Making space for reading : a study of rural reading rooms in Yunnan Province, PRC

University essay from Lunds universitet/Avdelningen för ABM, digitala kulturer samt förlags- och bokmarknadskunskap

Abstract: This thesis aims to explore the meanings behind rural reading rooms (tushushi) in Yunnan Province, PRC. Rural reading rooms are small libraries attached to the village Party compound in Chinese villages; for the past decade 600 000 reading rooms have been established in administrative villages in China, and now benefit more than 1 billion farmers in what is arguably the world’s most important developing nation. These reading rooms could potentially provide reading- and information spaces in villages where these have been lacking. They could be described as a major development project carried out by the state in an attempt to modernise rural regions. Reading rooms are part of the attempt to build what is labelled “a new socialist countryside” in the PRC, a major national policy package designed to modernise rural regions that have been central to central state planning on rural regions since the 11th 5-year Plan was presented in 2006.This thesis aims to explore the relation between state policy and local reality in relation to reading rooms; to what extent are reading rooms part of local life, and how can we understand the functions of reading rooms?

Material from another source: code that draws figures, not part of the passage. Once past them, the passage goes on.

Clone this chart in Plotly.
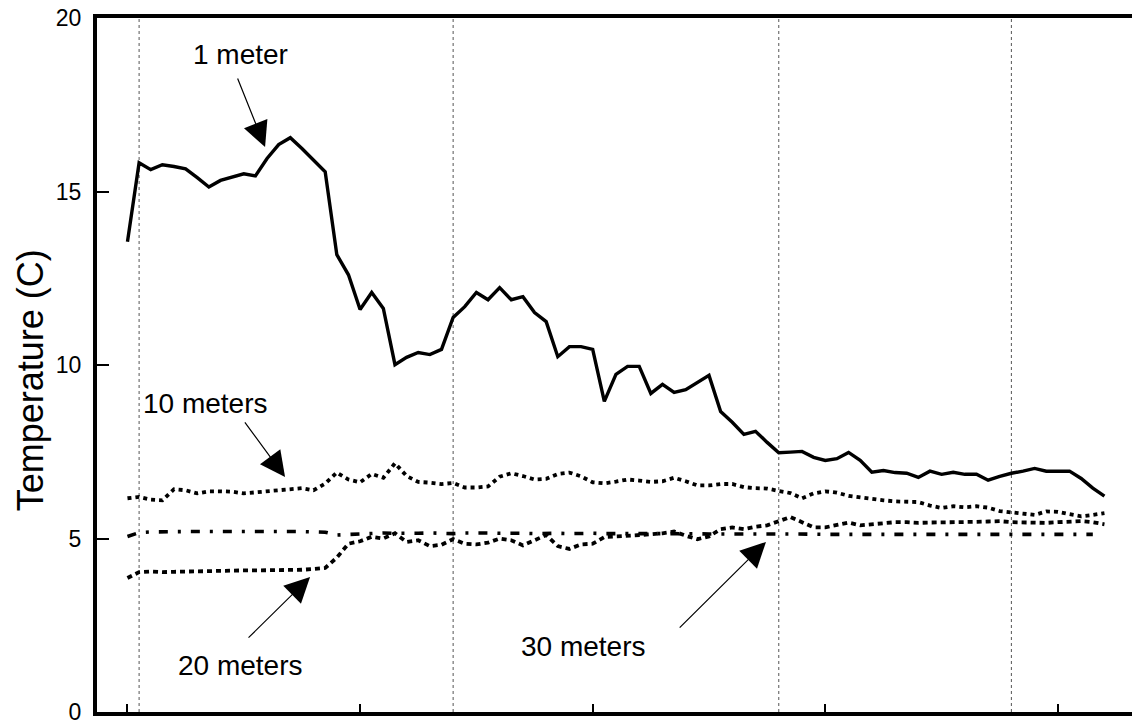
import plotly.graph_objects as go

# ---- data (day index, temperature in C) ----
days = list(range(85))

temp_1m = [13.55, 15.83, 15.63, 15.77, 15.72, 15.65, 15.40, 15.13, 15.32, 15.42,
           15.51, 15.45, 15.95, 16.35, 16.55, 16.24, 15.92, 15.57, 13.18, 12.60,
           11.60, 12.09, 11.63, 10.01, 10.22, 10.36, 10.30, 10.45, 11.37, 11.68,
           12.09, 11.88, 12.23, 11.88, 11.97, 11.51, 11.25, 10.24, 10.53, 10.53,
           10.45, 8.95, 9.73, 9.96, 9.96, 9.18, 9.44, 9.21, 9.29, 9.50,
           9.70, 8.66, 8.35, 8.00, 8.09, 7.77, 7.47, 7.49, 7.51, 7.34,
           7.25, 7.30, 7.48, 7.25, 6.91, 6.96, 6.90, 6.88, 6.76, 6.94,
           6.85, 6.91, 6.85, 6.85, 6.68, 6.79, 6.88, 6.94, 7.02, 6.94,
           6.94, 6.94, 6.73, 6.45, 6.22]

temp_10m = [6.16, 6.20, 6.12, 6.10, 6.42, 6.39, 6.30, 6.36, 6.36, 6.35,
            6.30, 6.33, 6.36, 6.39, 6.44, 6.45, 6.39, 6.58, 6.90, 6.70,
            6.62, 6.86, 6.75, 7.17, 6.80, 6.63, 6.61, 6.57, 6.60, 6.47,
            6.47, 6.50, 6.78, 6.88, 6.80, 6.70, 6.72, 6.86, 6.90, 6.79,
            6.62, 6.59, 6.64, 6.70, 6.67, 6.63, 6.65, 6.75, 6.65, 6.53,
            6.53, 6.57, 6.57, 6.48, 6.45, 6.44, 6.37, 6.31, 6.16, 6.30,
            6.36, 6.32, 6.23, 6.18, 6.14, 6.10, 6.07, 6.07, 6.05, 5.95,
            5.88, 5.93, 5.90, 5.93, 5.89, 5.79, 5.76, 5.71, 5.68, 5.78,
            5.77, 5.70, 5.64, 5.68, 5.73]

temp_20m = [3.86, 4.03, 4.05, 4.03, 4.04, 4.05, 4.05, 4.06, 4.07, 4.07,
            4.08, 4.08, 4.08, 4.09, 4.10, 4.10, 4.12, 4.15, 4.45, 4.85,
            4.92, 5.05, 5.00, 5.15, 4.90, 4.95, 4.78, 4.82, 4.98, 4.85,
            4.83, 4.88, 5.00, 4.95, 4.80, 4.95, 5.10, 4.78, 4.70, 4.83,
            4.85, 5.04, 5.06, 5.06, 5.10, 5.12, 5.15, 5.20, 5.08, 4.98,
            5.06, 5.27, 5.32, 5.27, 5.34, 5.38, 5.50, 5.62, 5.47, 5.32,
            5.32, 5.39, 5.46, 5.38, 5.41, 5.44, 5.47, 5.47, 5.45, 5.46,
            5.46, 5.47, 5.47, 5.48, 5.49, 5.50, 5.47, 5.46, 5.44, 5.45,
            5.47, 5.49, 5.50, 5.47, 5.41]

temp_30m = [5.06, 5.17, 5.19, 5.20, 5.21, 5.20, 5.20, 5.19, 5.20, 5.20,
            5.19, 5.20, 5.20, 5.19, 5.20, 5.20, 5.18, 5.18, 5.10, 5.12,
            5.14, 5.15, 5.16, 5.15, 5.14, 5.15, 5.16, 5.15, 5.14, 5.16,
            5.17, 5.16, 5.15, 5.16, 5.15, 5.14, 5.15, 5.15, 5.14, 5.15,
            5.15, 5.14, 5.13, 5.14, 5.14, 5.13, 5.14, 5.14, 5.13, 5.14,
            5.13, 5.13, 5.14, 5.13, 5.13, 5.12, 5.13, 5.13, 5.12, 5.13,
            5.12, 5.12, 5.13, 5.12, 5.12, 5.12, 5.13, 5.12, 5.12, 5.12,
            5.12, 5.12, 5.13, 5.12, 5.12, 5.12, 5.12, 5.12, 5.12, 5.12,
            5.12, 5.12, 5.12, 5.12]

y_ticks = [0, 5, 10, 15, 20]
x_ticks = [0, 20, 40, 60, 80]
grid_days = [1, 28, 56, 76]

FONT = "Liberation Sans, Arial, sans-serif"

fig = go.Figure()
fig.add_trace(go.Scatter(x=days, y=temp_1m, mode="lines", name="1 meter",
                         line=dict(color="black", width=3.4)))
fig.add_trace(go.Scatter(x=days, y=temp_10m, mode="lines", name="10 meters",
                         line=dict(color="black", width=3.8, dash="4px,4px")))
fig.add_trace(go.Scatter(x=days, y=temp_20m, mode="lines", name="20 meters",
                         line=dict(color="black", width=3.8, dash="5px,4px")))
fig.add_trace(go.Scatter(x=days[:len(temp_30m)], y=temp_30m, mode="lines", name="30 meters",
                         line=dict(color="black", width=3.6, dash="9px,10px,3px,10px")))

for gd in grid_days:
    fig.add_shape(type="line", xref="x", yref="paper", x0=gd, x1=gd, y0=0, y1=1,
                  line=dict(color="#555", width=1, dash="dot"), layer="below")

# labels with arrows: text, text x, text y, tail x, tail y, head x, head y
labels = [
    ("1 meter", 9.7, 18.96, 9.42, 18.30, 11.83, 16.28),
    ("10 meters", 6.75, 8.88, 10.0, 8.39, 13.55, 6.77),
    ("20 meters", 9.76, 1.33, 10.28, 2.10, 15.7, 3.89),
    ("30 meters", 39.2, 1.90, 47.35, 2.39, 54.9, 4.90),
]
for txt, tx, ty, ax0, ay0, hx, hy in labels:
    fig.add_annotation(x=tx, y=ty, xref="x", yref="y", text=txt, showarrow=False,
                       font=dict(family=FONT, size=28, color="black"))
    fig.add_annotation(x=hx, y=hy, ax=ax0, ay=ay0, xref="x", yref="y", axref="x", ayref="y",
                       text="", showarrow=True, arrowhead=2, arrowsize=4.2, arrowwidth=1.2,
                       arrowcolor="black")

fig.add_annotation(text="Temperature (C)", xref="paper", yref="paper", x=0, y=0.478,
                   xanchor="center", yanchor="middle", xshift=-67, textangle=-90,
                   showarrow=False, font=dict(family=FONT, size=36, color="black"))

fig.update_layout(
    width=1132, height=724,
    margin=dict(l=97, r=0, t=18, b=12),
    paper_bgcolor="white", plot_bgcolor="white",
    showlegend=False,
    font=dict(family=FONT, color="black"),
)
fig.update_xaxes(range=[-2.62, 86.37], showgrid=False, zeroline=False,
                 showline=True, linewidth=4, linecolor="black", mirror=True,
                 ticks="inside", ticklen=8, tickwidth=1.5, tickcolor="black",
                 tickvals=x_ticks, showticklabels=False)
fig.update_yaxes(range=[0, 20], showgrid=False, zeroline=False,
                 showline=True, linewidth=4, linecolor="black", mirror=False,
                 ticks="inside", ticklen=12, tickwidth=1.5, tickcolor="black",
                 tickvals=y_ticks, ticktext=[str(v) for v in y_ticks],
                 tickfont=dict(family=FONT, size=23, color="black"),
                 ticklabelstandoff=7, ticklabeloverflow="allow")

fig.write_html("out.html")
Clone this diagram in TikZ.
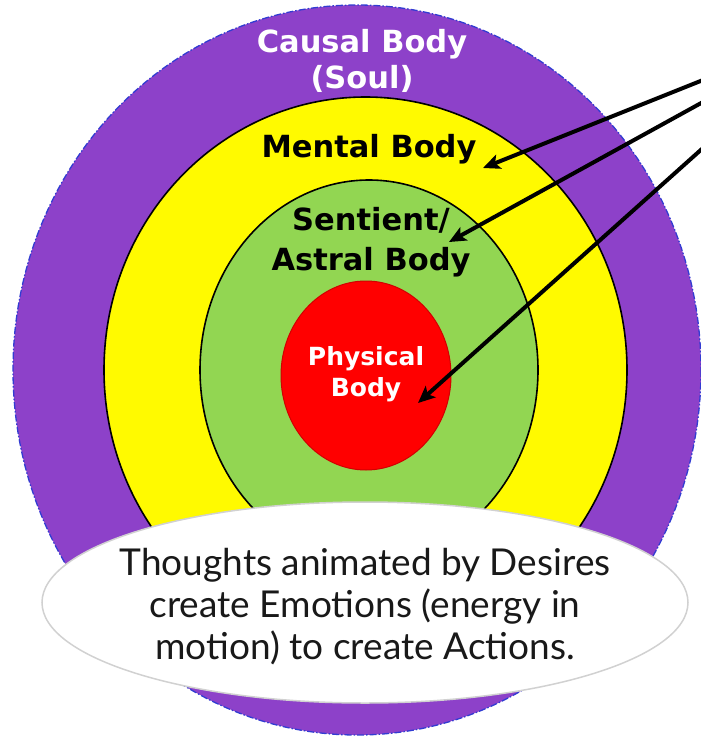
\documentclass[tikz,border=0pt]{standalone}
\usepackage{fontspec}
\setmainfont{DejaVu Sans}
\newfontfamily\notefont{Lato}
\usetikzlibrary{arrows.meta}
\definecolor{causal}{RGB}{141,65,201}
\definecolor{causaledge}{RGB}{50,60,210}
\definecolor{mental}{RGB}{255,250,0}
\definecolor{astral}{RGB}{146,214,82}
\definecolor{physical}{RGB}{255,0,0}
\definecolor{physedge}{RGB}{210,0,0}
\tikzset{
  layer/.style={draw=black, line width=1.6pt},
  lbl/.style={anchor=base, font=\bfseries\fontsize{30.5}{34}\selectfont, inner sep=0pt},
  plbl/.style={anchor=base, font=\bfseries\fontsize{25}{28}\selectfont, inner sep=0pt, text=white},
  note/.style={anchor=base, font=\notefont\fontsize{37}{42}\selectfont, inner sep=0pt, text=black!90},
  pointer/.style={draw=black, line width=4pt, -{Stealth[length=17pt,width=15pt,inset=4pt]}}
}
\begin{document}
\begin{tikzpicture}[x=1pt,y=-1pt]
\useasboundingbox (0,0) rectangle (701,739);
\clip (0,0) rectangle (701,739);
% causal body
\fill[causal] (357,370) ellipse [x radius=344, y radius=365];
\draw[causaledge, line width=1.3pt, dash pattern=on 7pt off 2pt on 1.5pt off 2pt] (357,370) ellipse [x radius=344, y radius=365];
% mental body
\filldraw[layer, fill=mental] (365.5,370) ellipse [x radius=261.5, y radius=273];
% astral body
\filldraw[layer, fill=astral] (369,370) ellipse [x radius=169, y radius=190];
% physical body
\filldraw[fill=physical, draw=physedge, line width=1pt] (366,375.5) ellipse [x radius=85, y radius=94.5];
% labels
\node[lbl, text=white] (c1) at (362,52) {Causal Body};
\node[lbl, text=white] (c2) at (362,88) {(Soul)};
\node[lbl] (m1) at (369,157) {Mental Body};
\node[lbl] (s1) at (371,230) {Sentient/};
\node[lbl] (s2) at (371,270) {Astral Body};
\node[plbl] (p1) at (366,365) {Physical};
\node[plbl] (p2) at (366,396) {Body};
% arrows
\coordinate (o1) at (703,80);
\coordinate (o2) at (703,102);
\coordinate (o3) at (703,148);
\coordinate (t1) at (483,168);
\coordinate (t2) at (449,242);
\coordinate (t3) at (418,403);
\draw[pointer] (o1) -- (t1);
\draw[pointer] (o2) -- (t2);
\draw[pointer] (o3) -- (t3);
% note
\filldraw[fill=white, draw=black!18, line width=1.5pt] (365,602.5) ellipse [x radius=323, y radius=100.5];
\node[note] (n1) at (365,575) {Thoughts animated by Desires};
\node[note] (n2) at (365,617) {create Emotions (energy in};
\node[note] (n3) at (365,659) {motion) to create Actions.};
\end{tikzpicture}
\end{document}
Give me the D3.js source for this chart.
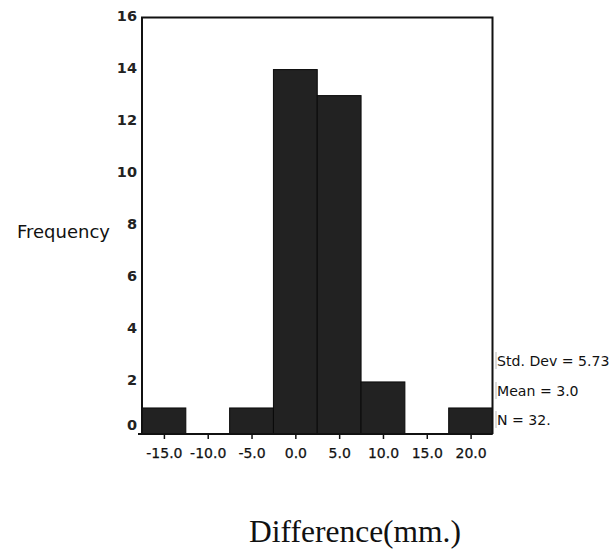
<!DOCTYPE html>
<html>
<head>
<meta charset="utf-8">
<script src="https://cdn.jsdelivr.net/npm/d3@7/dist/d3.min.js"></script>
<style>
  html, body { margin: 0; padding: 0; background: #fff; }
  svg { display: block; }
</style>
</head>
<body>
<script>
// Data
const binCenters = [-15, -10, -5, 0, 5, 10, 15, 20];
const frequencies = [1, 0, 1, 14, 13, 2, 0, 1];
const xTickValues = [-15, -10, -5, 0, 5, 10, 15, 20];
const yTickValues = [0, 2, 4, 6, 8, 10, 12, 14, 16];
const statLines = ["Std. Dev = 5.73", "Mean = 3.0", "N = 32."];
const binWidth = 5;

const W = 613, H = 551;
const plotLeft = 142, plotRight = 492.5, plotTop = 17.5, plotBottom = 434;

const svg = d3.select("body").append("svg").attr("width", W).attr("height", H);

const x = d3.scaleLinear().domain([-17.5, 22.5]).range([plotLeft, plotRight]);
const y = d3.scaleLinear().domain([0, 16]).range([plotBottom, plotTop]);

// Bars
svg.append("g").selectAll("rect")
  .data(binCenters.map((c, i) => ({c, f: frequencies[i]})).filter(d => d.f > 0))
  .join("rect")
  .attr("x", d => x(d.c - binWidth / 2))
  .attr("width", d => x(d.c + binWidth / 2) - x(d.c - binWidth / 2))
  .attr("y", d => y(d.f))
  .attr("height", d => y(0) - y(d.f))
  .attr("fill", "#222")
  .attr("stroke", "#0a0a0a")
  .attr("stroke-width", 1);

// Frame (left, top, right)
svg.append("path")
  .attr("d", `M${plotLeft},${plotBottom} V${plotTop} H${plotRight} V${plotBottom}`)
  .attr("fill", "none")
  .attr("stroke", "#111")
  .attr("stroke-width", 2);

// X axis
const xAxis = d3.axisBottom(x).tickValues(xTickValues).tickSize(5).tickPadding(9)
  .tickFormat(d => d3.format(".1f")(d).replace("\u2212", "-"));
const gx = svg.append("g").attr("transform", `translate(0,${plotBottom})`).call(xAxis);
gx.select(".domain").remove();
gx.append("line").attr("x1", plotLeft - 4).attr("x2", plotRight).attr("y1", 0).attr("y2", 0)
  .attr("stroke", "#111").attr("stroke-width", 2);
gx.selectAll(".tick line").attr("stroke", "#111").attr("stroke-width", 1.5);
gx.selectAll(".tick text")
  .attr("font-family", "DejaVu Sans, Verdana, sans-serif")
  .attr("font-size", 14)
  .attr("fill", "#111")
  .attr("stroke", "#111").attr("stroke-width", 0.25);

// Y axis
const yAxis = d3.axisLeft(y).tickValues(yTickValues).tickSize(0).tickPadding(5)
  .tickFormat(d3.format("d"));
const gy = svg.append("g").attr("transform", `translate(${plotLeft},0)`).call(yAxis);
gy.select(".domain").remove();
gy.selectAll(".tick text")
  .attr("font-family", "DejaVu Sans, Verdana, sans-serif")
  .attr("font-size", 14.5)
  .attr("font-weight", "bold")
  .attr("fill", "#222")
  .attr("dy", d => d === 0 ? "-0.3em" : "0.2em");

// Y title
svg.append("text")
  .attr("x", 17).attr("y", 238)
  .attr("font-family", "DejaVu Sans, Verdana, sans-serif")
  .attr("font-size", 18)
  .attr("fill", "#111")
  .text("Frequency");

// Stats
const statY = [361, 391, 420];
statLines.forEach((t, i) => {
  svg.append("line")
    .attr("x1", 496).attr("x2", 496)
    .attr("y1", statY[i] - 9).attr("y2", statY[i] + 8)
    .attr("stroke", "#bbb").attr("stroke-width", 1);
  svg.append("text")
    .attr("x", 497).attr("y", statY[i] + 5)
    .attr("font-family", "DejaVu Sans, Verdana, sans-serif")
    .attr("font-size", 14.1)
    .attr("fill", "#111")
    .text(t);
});

// X title
svg.append("text")
  .attr("x", 355).attr("y", 542)
  .attr("text-anchor", "middle")
  .attr("font-family", "Liberation Serif, Times New Roman, serif")
  .attr("font-size", 31.5)
  .attr("fill", "#111")
  .text("Difference(mm.)");
</script>
</body>
</html>
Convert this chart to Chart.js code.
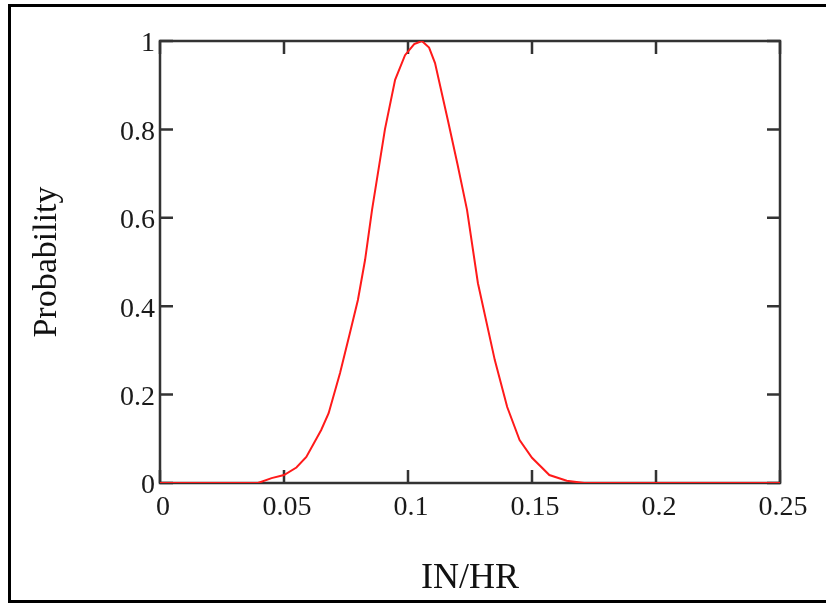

Are they just part of state blueprints for rural regions or do they carry communal value? The thesis is based on extensive fieldwork in Yunnan Province, and follows an ethnographic approach, where grounded theory has been used both during fieldwork and the writing process. Reading rooms have been positioned within governmentality theory as away of shedding light on the usage and meaning of educational spaces within villages; as state projects with ideological underpinnings that needs to be understood both in relation to the state, and local realities.